Santhosh Narayan’s soundtrack is firmly of the present day, and it suits the fast and crunchingly aggressive world of the story. Also I liked the blending of hip hop and more usual blokey Tamil hero dance styles. Rajini stuck to enigmatic walking and meaningful pointing.
Pa. Ranjith didn’t quite solve the problem of how to reveal the various twists so he had a crack at everything multiple times. Rajini did most of his acting sitting down, which made this quite a talky gangster flick. And these two things combined to make this a bit slow, and not as suspenseful as it should have been. There is a distinct lack of logic that means people and things are there or not there just because. I gave up wondering if the school actually did anything education related! All any student seemed to learn was The Free Life Salute which I don’t believe would be very useful. The fight scenes felt quite slow and sometimes repetitive. A better fight director or sharper editing might have made the difference, and at least given more variety of ways to splash the fake blood around.

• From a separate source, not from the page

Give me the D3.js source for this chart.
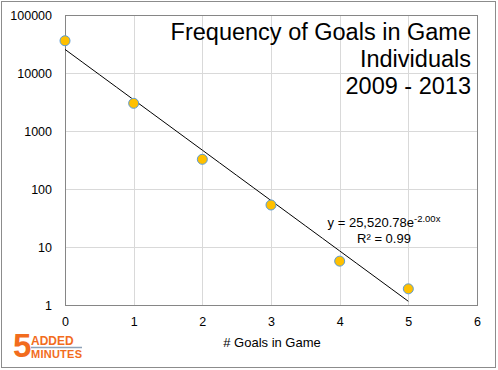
<!DOCTYPE html>
<html>
<head>
<meta charset="utf-8">
<script src="https://cdn.jsdelivr.net/npm/d3@7"></script>
<style>
    body { margin: 0; background: #fff; }
    svg text { font-family: "Liberation Sans", Arial, sans-serif; fill: #000; }
</style>
</head>
<body>
<div id="chart"></div>
<script>
// data
let goals = [0, 1, 2, 3, 4, 5];
let frequency = [36000, 3000, 325, 53, 5.7, 1.9];
let xTicks = [0, 1, 2, 3, 4, 5, 6];
let yTicks = [1, 10, 100, 1000, 10000, 100000];
let titleLines = ["Frequency of Goals in Game", "Individuals", "2009 - 2013"];
// exponential trend y = a * e^(b x)
let trendA = 25520.78;
let trendB = -2.00;
let rSquared = 0.99;

let W = 498, H = 370;
let margin = {top: 15, right: 21, bottom: 65, left: 65};
let width = W - margin.left - margin.right;
let height = H - margin.top - margin.bottom;

let svg = d3.select("#chart").append("svg")
    .attr("width", W)
    .attr("height", H);

// outer chart border
svg.append("rect")
    .attr("x", 1.5).attr("y", 1.5)
    .attr("width", W - 4).attr("height", H - 4)
    .attr("fill", "#fff")
    .attr("stroke", "#8c8c8c");

let g = svg.append("g")
    .attr("transform", "translate(" + margin.left + "," + margin.top + ")");

let x = d3.scaleLinear().domain([0, 6]).range([0, width]);
let y = d3.scaleLog().domain([1, 100000]).range([height, 0]);

// gridlines
g.selectAll(".vgrid").data(xTicks).enter().append("line")
    .attr("class", "vgrid")
    .attr("x1", d => Math.round(x(d)) + 0.5).attr("x2", d => Math.round(x(d)) + 0.5)
    .attr("y1", 0).attr("y2", height)
    .attr("stroke", "#d9d9d9");
g.selectAll(".hgrid").data(yTicks).enter().append("line")
    .attr("class", "hgrid")
    .attr("x1", 0).attr("x2", width)
    .attr("y1", d => Math.round(y(d)) + 0.5).attr("y2", d => Math.round(y(d)) + 0.5)
    .attr("stroke", "#d9d9d9");

// plot border
g.append("rect")
    .attr("x", 0.5).attr("y", 0.5)
    .attr("width", width).attr("height", height)
    .attr("fill", "none")
    .attr("stroke", "#868686");

// axes (labels only)
let xAxis = d3.axisBottom(x).tickValues(xTicks).tickSize(0).tickPadding(12).tickFormat(d => d);
let yAxis = d3.axisLeft(y).tickValues(yTicks).tickSize(0).tickPadding(13).tickFormat(d => d);

g.append("g")
    .attr("class", "x-axis")
    .attr("transform", "translate(0," + height + ")")
    .call(xAxis)
    .call(a => a.select(".domain").remove())
    .selectAll("text").style("font-size", "12.5px");

g.append("g")
    .attr("class", "y-axis")
    .call(yAxis)
    .call(a => a.select(".domain").remove())
    .selectAll("text").style("font-size", "12.5px");

// trendline
let trendX = d3.range(0, 5.001, 0.25);
let line = d3.line()
    .x(d => x(d))
    .y(d => y(trendA * Math.exp(trendB * d)));
g.append("path")
    .datum(trendX)
    .attr("d", line)
    .attr("fill", "none")
    .attr("stroke", "#000")
    .attr("stroke-width", 1);

// points
g.selectAll(".dot").data(goals).enter().append("circle")
    .attr("class", "dot")
    .attr("cx", (d, i) => x(d))
    .attr("cy", (d, i) => y(frequency[i]))
    .attr("r", 5)
    .attr("fill", "#ffc000")
    .attr("stroke", "#5b9bd5")
    .attr("stroke-width", 1);

// title
let title = svg.append("text")
    .attr("text-anchor", "end")
    .style("font-size", "23.5px");
titleLines.forEach(function(t, i) {
    title.append("tspan")
        .attr("x", 471)
        .attr("y", 40 + i * 27)
        .text(t);
});

// trend equation
let eq = svg.append("text")
    .attr("x", 384).attr("y", 227)
    .attr("text-anchor", "middle")
    .style("font-size", "13px");
eq.append("tspan").text("y = " + d3.format(",.2f")(trendA) + "e");
eq.append("tspan").attr("dy", -5).style("font-size", "9.5px").text(trendB.toFixed(2) + "x");
svg.append("text")
    .attr("x", 384).attr("y", 243)
    .attr("text-anchor", "middle")
    .style("font-size", "13px")
    .text("R\u00b2 = " + rSquared.toFixed(2));

// x axis title
svg.append("text")
    .attr("x", 272)
    .attr("y", 347)
    .attr("text-anchor", "middle")
    .style("font-size", "13px")
    .text("# Goals in Game");

// logo
let logo = svg.append("g");
logo.append("text")
    .attr("x", 13).attr("y", 357)
    .style("font-size", "33px").style("font-weight", "bold")
    .style("fill", "#f26c1d")
    .text("5");
logo.append("text")
    .attr("x", 31).attr("y", 345)
    .style("font-size", "12px").style("font-weight", "bold")
    .style("fill", "#f26c1d")
    .text("ADDED");
logo.append("line")
    .attr("x1", 31).attr("x2", 82)
    .attr("y1", 347.5).attr("y2", 347.5)
    .attr("stroke", "#8ea2b8").attr("stroke-width", 1.5);
logo.append("text")
    .attr("x", 31).attr("y", 358)
    .style("font-size", "11px").style("font-weight", "bold")
    .style("fill", "#f26c1d")
    .attr("textLength", 51)
    .text("MINUTES");
</script>
</body>
</html>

The supporting cast is almost a who’s who. Nasser, John Vijay, Kalaiyarasan and hyperactive Dinesh Ravi are among the ranks of the notional “goodies”. The baddies boast Kishore, Mime Gopi (yes he was a mime) and a host of others. But remember this is a Tamil gangster movie so don’t go getting attached to anyone. That’s all I’m saying.
The subtitle team did a great job (thanks rekhs and harini!). Maybe because there wasn’t much challenge in the dialogues, there were also some descriptive captions of all the many types of laughter Kabali had at his disposal. Some of my favourites were: “Smug chuckle”, “Sarcastic laughter” and “Tickled pink laughter”. Yours?
If the film was a little shorter, and some of the show and tell had been show OR tell, Kabali could have been very good indeed. See it if you miss the mid 80s gangster genre, or you enjoy watching a larger than life on screen superstar. When it’s good it’s good, and when it isn’t you still have Rajini and Winston Chao…and those natty outfits. Magizhchi!